COLLECTED DATA:
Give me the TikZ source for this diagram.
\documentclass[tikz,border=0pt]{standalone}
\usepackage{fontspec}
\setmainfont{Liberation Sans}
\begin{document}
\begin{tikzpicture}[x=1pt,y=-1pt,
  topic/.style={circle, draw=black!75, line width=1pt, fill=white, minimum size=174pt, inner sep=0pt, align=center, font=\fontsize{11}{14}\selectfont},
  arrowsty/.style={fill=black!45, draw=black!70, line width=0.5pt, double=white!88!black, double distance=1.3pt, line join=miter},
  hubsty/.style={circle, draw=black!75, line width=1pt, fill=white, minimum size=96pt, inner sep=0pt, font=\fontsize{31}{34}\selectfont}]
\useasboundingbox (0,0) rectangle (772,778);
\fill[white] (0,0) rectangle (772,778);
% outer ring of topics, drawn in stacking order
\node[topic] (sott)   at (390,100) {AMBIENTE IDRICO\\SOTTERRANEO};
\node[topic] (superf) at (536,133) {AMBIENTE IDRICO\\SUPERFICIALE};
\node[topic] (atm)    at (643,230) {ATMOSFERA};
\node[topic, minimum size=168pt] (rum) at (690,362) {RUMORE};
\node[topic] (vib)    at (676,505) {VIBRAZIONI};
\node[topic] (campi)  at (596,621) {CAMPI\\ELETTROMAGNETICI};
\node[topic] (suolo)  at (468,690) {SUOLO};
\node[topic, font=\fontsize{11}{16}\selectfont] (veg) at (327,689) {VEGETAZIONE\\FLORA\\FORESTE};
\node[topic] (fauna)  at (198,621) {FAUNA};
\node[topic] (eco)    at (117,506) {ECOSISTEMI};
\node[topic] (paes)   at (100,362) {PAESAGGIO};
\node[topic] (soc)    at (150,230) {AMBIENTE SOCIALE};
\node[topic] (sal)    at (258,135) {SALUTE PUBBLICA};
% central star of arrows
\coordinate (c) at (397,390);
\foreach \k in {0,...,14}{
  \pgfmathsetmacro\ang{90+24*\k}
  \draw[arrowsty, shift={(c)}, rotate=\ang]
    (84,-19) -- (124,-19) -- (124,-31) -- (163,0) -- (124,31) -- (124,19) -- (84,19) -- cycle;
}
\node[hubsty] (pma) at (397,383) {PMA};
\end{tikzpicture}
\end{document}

WHAT NEEDS TO BE DONE:
Extract all of the data above and output it character for character.

SOLUTION FOR THIS PROBLEM:
Give me the TikZ source for this diagram.
\documentclass[tikz,border=0pt]{standalone}
\usepackage{fontspec}
\setmainfont{Liberation Sans}
\begin{document}
\begin{tikzpicture}[x=1pt,y=-1pt,
  topic/.style={circle, draw=black!75, line width=1pt, fill=white, minimum size=174pt, inner sep=0pt, align=center, font=\fontsize{11}{14}\selectfont},
  arrowsty/.style={fill=black!45, draw=black!70, line width=0.5pt, double=white!88!black, double distance=1.3pt, line join=miter},
  hubsty/.style={circle, draw=black!75, line width=1pt, fill=white, minimum size=96pt, inner sep=0pt, font=\fontsize{31}{34}\selectfont}]
\useasboundingbox (0,0) rectangle (772,778);
\fill[white] (0,0) rectangle (772,778);
% outer ring of topics, drawn in stacking order
\node[topic] (sott)   at (390,100) {AMBIENTE IDRICO\\SOTTERRANEO};
\node[topic] (superf) at (536,133) {AMBIENTE IDRICO\\SUPERFICIALE};
\node[topic] (atm)    at (643,230) {ATMOSFERA};
\node[topic, minimum size=168pt] (rum) at (690,362) {RUMORE};
\node[topic] (vib)    at (676,505) {VIBRAZIONI};
\node[topic] (campi)  at (596,621) {CAMPI\\ELETTROMAGNETICI};
\node[topic] (suolo)  at (468,690) {SUOLO};
\node[topic, font=\fontsize{11}{16}\selectfont] (veg) at (327,689) {VEGETAZIONE\\FLORA\\FORESTE};
\node[topic] (fauna)  at (198,621) {FAUNA};
\node[topic] (eco)    at (117,506) {ECOSISTEMI};
\node[topic] (paes)   at (100,362) {PAESAGGIO};
\node[topic] (soc)    at (150,230) {AMBIENTE SOCIALE};
\node[topic] (sal)    at (258,135) {SALUTE PUBBLICA};
% central star of arrows
\coordinate (c) at (397,390);
\foreach \k in {0,...,14}{
  \pgfmathsetmacro\ang{90+24*\k}
  \draw[arrowsty, shift={(c)}, rotate=\ang]
    (84,-19) -- (124,-19) -- (124,-31) -- (163,0) -- (124,31) -- (124,19) -- (84,19) -- cycle;
}
\node[hubsty] (pma) at (397,383) {PMA};
\end{tikzpicture}
\end{document}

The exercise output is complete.